Chukhain Zaam is a small village in the Sulaiman Mountains. It is situated in Punjab province of Pakistan. The village almost near to the border of Balochistan and Khyber Pakhtunkhwa provinces. The majority of people living there belong to Qaisrani tribe which is also known as the Baloch Tribal Area of Dera Ghazi Khan.

Schools
There are two Government Primary Schools in this village; one for boys and other for girls. The Boy's Primary School Chukhain Zaam, was established in 1961 by the efforts of Wadera Jumma Khan Qaisrani(1930 - 9 January 2008) of this village. The first teacher of this school was Amir Muhammad Qaisrani who was only Middle pass. This Primary School Chukhain Zaam has the distinction of producing many learned personalities.

Language
The language spoken in this village is Balochi.

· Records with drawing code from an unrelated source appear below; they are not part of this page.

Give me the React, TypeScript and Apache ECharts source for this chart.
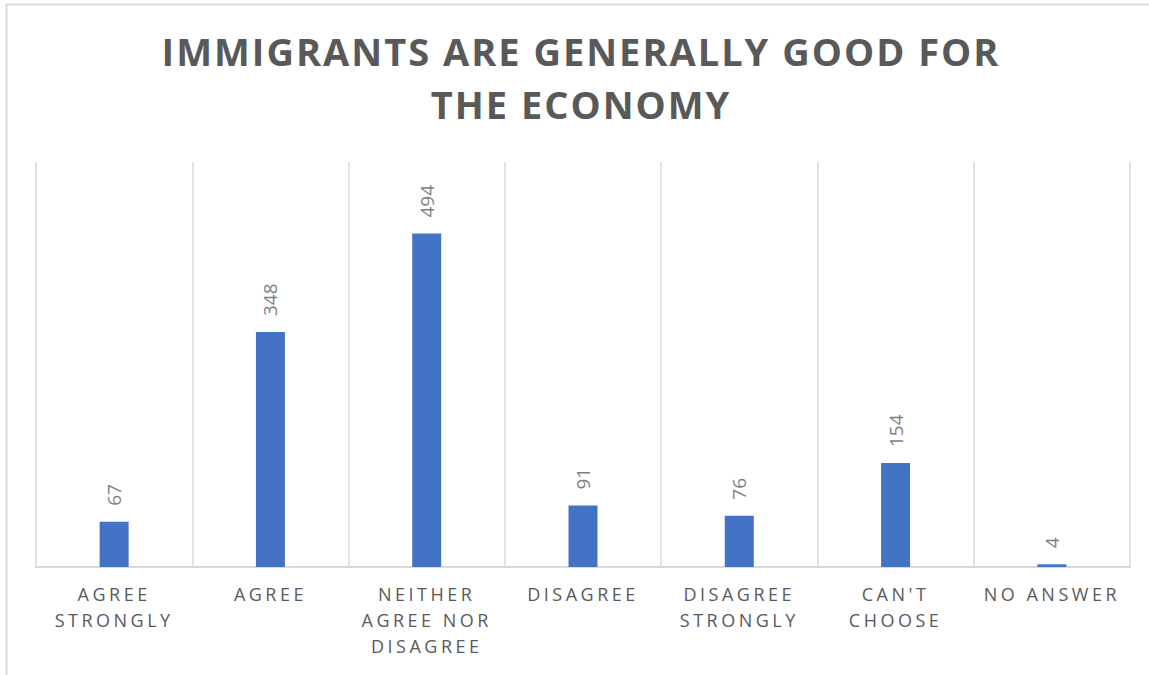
import React, { useEffect, useRef } from "react";
import * as echarts from "echarts";

const titleText = "IMMIGRANTS ARE GENERALLY GOOD FOR\nTHE ECONOMY";
const categories = [
  "AGREE\nSTRONGLY",
  "AGREE",
  "NEITHER\nAGREE NOR\nDISAGREE",
  "DISAGREE",
  "DISAGREE\nSTRONGLY",
  "CAN'T\nCHOOSE",
  "NO ANSWER",
];
const counts = [67, 348, 494, 91, 76, 154, 4];
const yMax = 600;

export default function App() {
  const ref = useRef<HTMLDivElement>(null);
  useEffect(() => {
    document.body.style.margin = "0";
    const chart = echarts.init(ref.current!, undefined, { renderer: "svg" });
    chart.setOption({
      animation: false,
      backgroundColor: "#ffffff",
      title: {
        text: titleText,
        left: 576,
        textAlign: "center",
        top: 19,
        textStyle: {
          fontFamily: "Open Sans",
          fontWeight: "bold",
          fontSize: 38,
          color: "#595959",
          lineHeight: 53,
        },
      },
      graphic: [
        {
          type: "rect",
          shape: { x: 6.5, y: 4.5, width: 1200, height: 800 },
          style: { fill: "none", stroke: "#d9d9d9", lineWidth: 2 },
          silent: true,
        },
      ],
      grid: { left: 36, right: 19, top: 162, bottom: 108 },
      xAxis: {
        type: "category",
        data: categories,
        boundaryGap: true,
        axisLine: { show: true, lineStyle: { color: "#d9d9d9", width: 2 } },
        axisTick: { show: false },
        splitLine: { show: true, lineStyle: { color: "#d9d9d9", width: 1.5 } },
        axisLabel: {
          interval: 0,
          margin: 14,
          fontFamily: "Open Sans",
          fontSize: 18,
          lineHeight: 26,
          color: "#595959",
        },
      },
      yAxis: {
        type: "value",
        min: 0,
        max: yMax,
        show: false,
        splitLine: { show: false },
      },
      series: [
        {
          type: "bar",
          data: counts,
          barWidth: 29,
          itemStyle: { color: "#4472C4" },
          label: {
            show: true,
            position: "top",
            rotate: 90,
            align: "left",
            verticalAlign: "middle",
            distance: 16,
            fontFamily: "Open Sans",
            fontSize: 19,
            color: "#7f7f7f",
          },
        },
      ],
    });
    return () => chart.dispose();
  }, []);
  return (
    <>
      <style>{`
        #chartbox text[style*="38px"] { letter-spacing: 2px; }
        #chartbox text[style*="18px"] { letter-spacing: 3.5px; }
      `}</style>
      <div id="chartbox" ref={ref} style={{ width: 1149, height: 675 }} />
    </>
  );
}
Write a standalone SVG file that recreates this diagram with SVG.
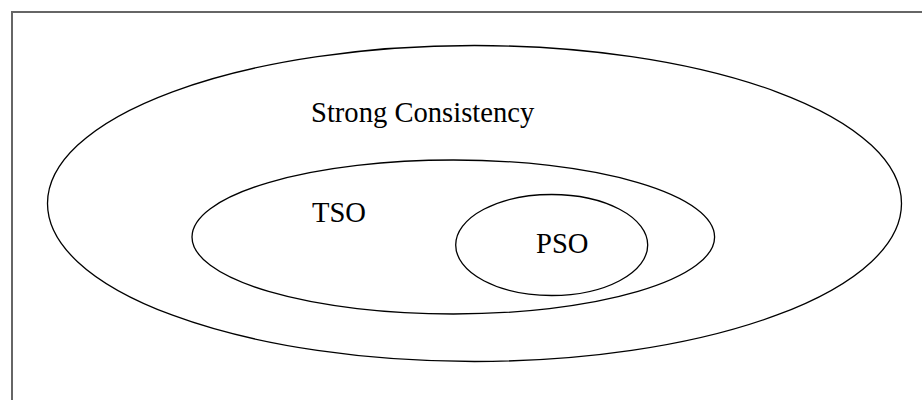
<svg xmlns="http://www.w3.org/2000/svg" width="922" height="400" viewBox="0 0 922 400">
<style>
.set{fill:none;stroke:#000;stroke-width:1.3}
.lbl{font-family:"Liberation Serif","Times New Roman",serif;font-size:28.6px;fill:#000}
</style>
<rect width="922" height="400" fill="#fff"/>
<path d="M12 400 V12 H922" fill="none" stroke="#666" stroke-width="2"/>
<g id="strong">
<ellipse class="set" cx="474.5" cy="203.5" rx="427" ry="158"/>
<text class="lbl" x="311" y="122">Strong Consistency</text>
</g>
<g id="tso">
<ellipse class="set" cx="453.3" cy="237" rx="261.3" ry="77"/>
<text class="lbl" x="312" y="222">TSO</text>
</g>
<g id="pso">
<ellipse class="set" cx="551.7" cy="245" rx="96" ry="50.5"/>
<text class="lbl" x="536" y="253">PSO</text>
</g>
<g id="connectors"/>
</svg>
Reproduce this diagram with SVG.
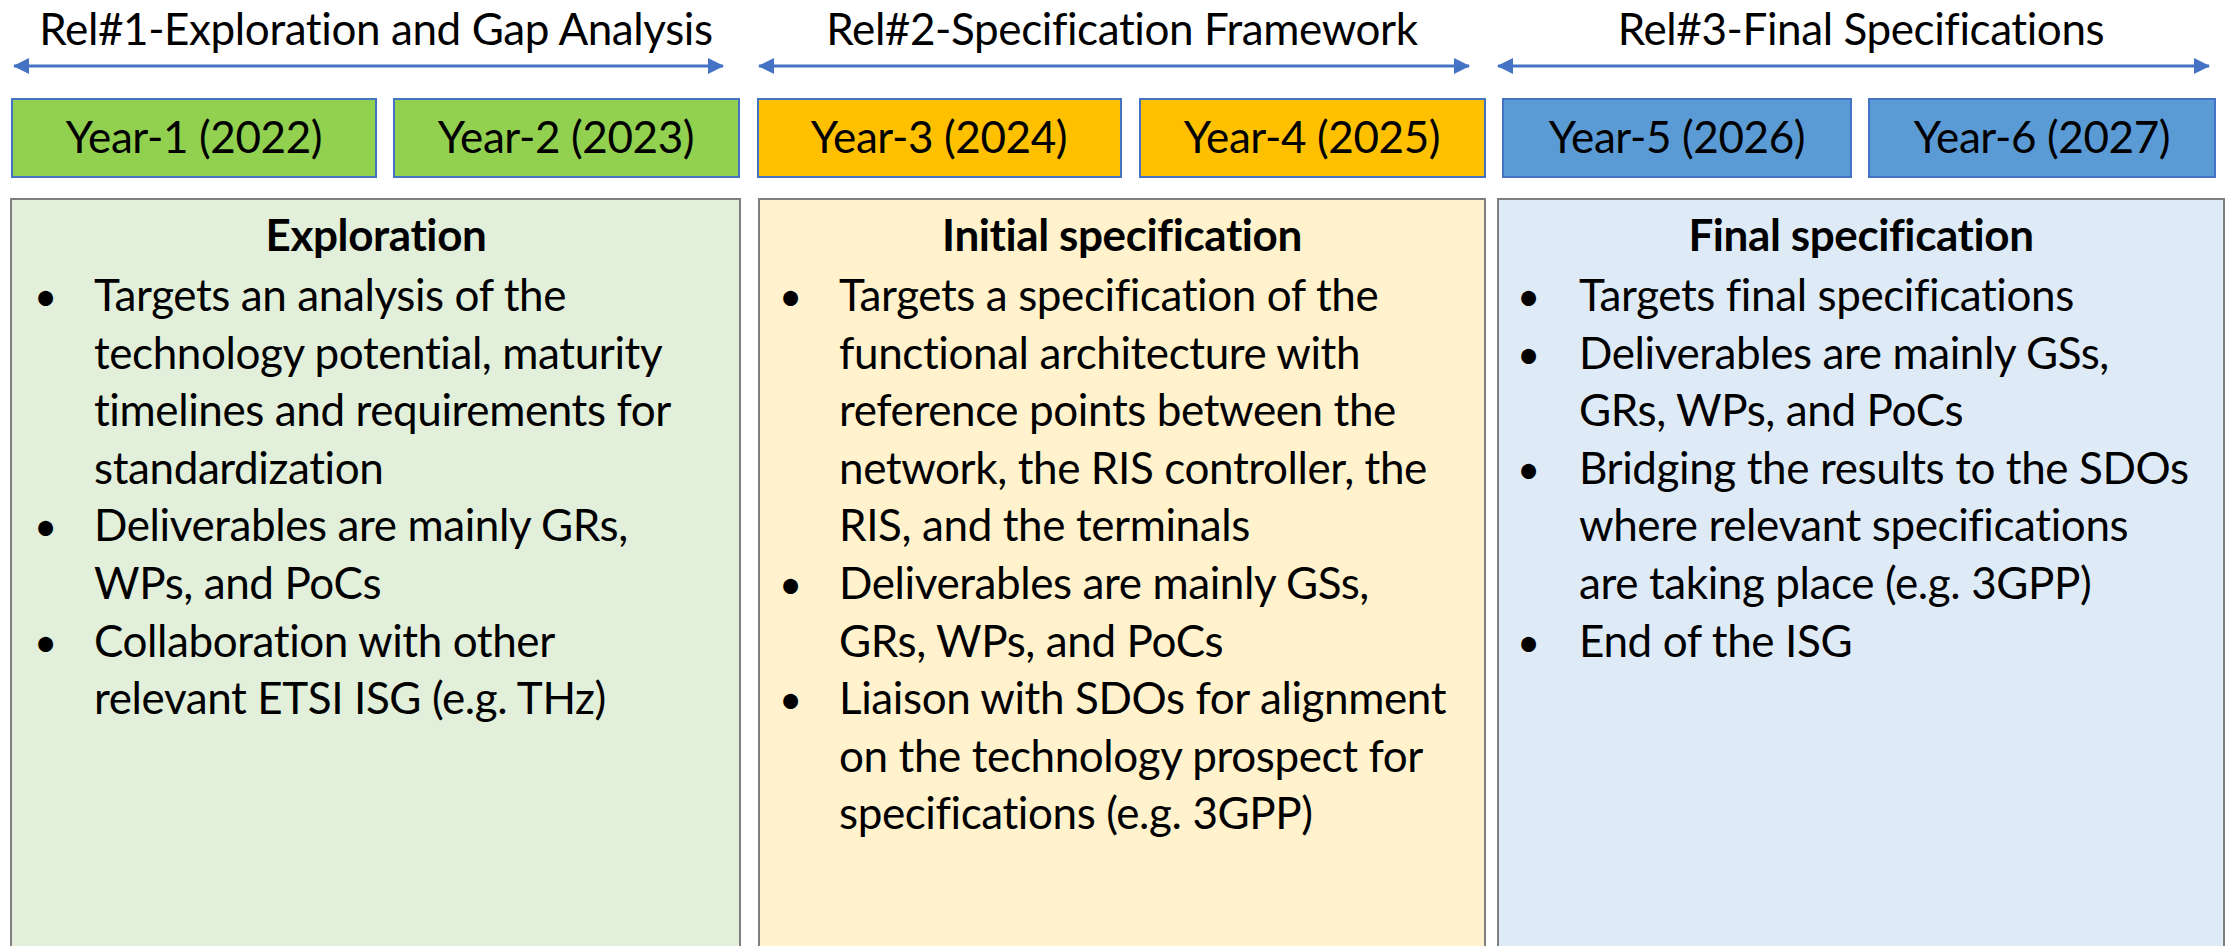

Being on the border line of Balochistan province, most of the men also understand Pashto language.

Flora and fauna
The trees on the sides of houses and fields are mostly Khaur, Khunar, Pheer and Gaz. The grass of the hills is Gorkha and Khikh. The animals near the village are rabbits, wolf, jackals, fox, porcupine, hedgehog, wild dogs, cats, snakes, mice, squirrels, baghars (wild lizards). The  common birds are: saysee (partridges), pigeons, Tuttin, dove, khohlang, sparrows, falcon, phiddi, kakoohi,  tilhar, bats, owls, drakhan murgs, tateehar, quail, hilly black crows and others.